We've documented the keys to Maryland's success in other stories on this site. In a nutshell, however, it came down to the Terps finding ways to score. Through the first nine games of the season, Maryland scored eight goals. In the 12 games since, they have found the net 27 times.
Matching it up - the offenses
For the last three seasons, UMBC has been a dominant force in the America East Conference. The Retrievers have won back to back regular season titles and three consecutive tournament championships. For the season, the Retrievers and the Terps have both scored 35 goals. Like the Terrapins, UMBC is led by a transfer, senior Kay Banjo (#10).
Banjo, who is from Upper Marlboro and transferred from Towson, leads the Retrievers with eight goals and five assists. His play earned him recognition as the 2014 America East Striker of the Year.
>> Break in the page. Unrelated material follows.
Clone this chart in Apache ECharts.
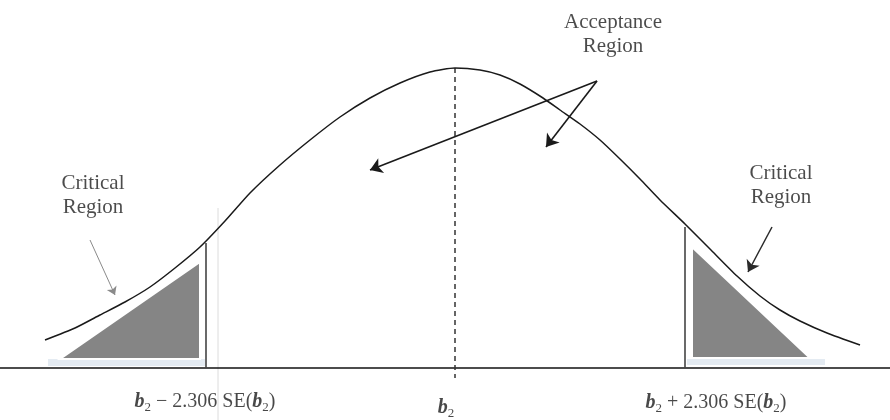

His play includes this rather special goal in the America East semifinal against Vermont:
Another Maryland product (and transfer from NC State), America East Midfielder of the Year Mamadou Kansaye (#10), is the principal secondary scoring threat. The senior leads the Retrievers in assists with six and his 14 points are second on the squad. Fans familiar with Maryland's Tsubasa Endoh will see similarities between the Terps' midfielder and the Retrievers' Stephen Ho. Neither has finished particularly well but both excel in their work rate and at creating dangerous chances for their teammates.
For Maryland, the situation is essentially unchanged. Junior transfer Mael Corboz leads the Terps with ten goals and 23 points. Corboz's tenth goal came in memorable fashion in the B1G Tournament final and is one Terrapins' fans can watch repeatedly:
George Campbell and David Kabelik each have four goals for Maryland while Mikias Eticha and Dan Metzger have three apiece. The Terps got a score from a surprising source in the Big Ten Tournament final when freshman Cristoffer Wallander-Ianev, starting in place of an injured Jereme Raley, knocked home Maryland's first goal.
And the defenses
It may not be particularly instructive to compare the season stats for Maryland and UMBC since, as noted above, the Retrievers have been a different team since moving Heavner into the starting lineup twelve games ago. In those 12 games, only Navy, who scored twice, has gotten the ball past Heavner for more than one goal in a game. The Retrievers defense also features Oumar Ballo (#18). The Archbishop Curley graduate won the 2014 America East Defender of the Year.
For comparison sake, Maryland has given up 10 goals over their final 12 games. Three of those came in the loss at Northwestern and both Hartwick and Rutgers found the net twice against the Terps.
How they reached the NCAA Tournament
Both Maryland and UMBC won their conference regular season championships and both went on to secure automatic bids to the NCAA Tournament by winning their conference tournaments as well. However, by virtue of their strength of schedule, the Terps earned the number four seed and a bye into the second round. The Retrievers had to travel to Wake Forest where they played the ACC squad to a 0-0 tie before advancing 3-2 on penalty kicks.
The 2014 appearance is the fourth time in the last five seasons that UMBC has reached the NCAA Tournament. Of the six games they have played over that span, five, including Wednesday night's contest with Wake Forest, have been decided on penalty kicks. The Retrievers are 2-3 in those five games and have never advanced past the second round.
As for the Terrapins, one might consider them one of the "blue bloods" of NCAA soccer. In the last 15 years, Maryland has reached the College Cup seven times and every four year player since 1998 has been a part of at least one College Cup team. The Terps are making their 14th consecutive NCAA Tournament appearance and 34th in the program's history. With a win on Sunday, Maryland will advance to the third round for a 13th straight year.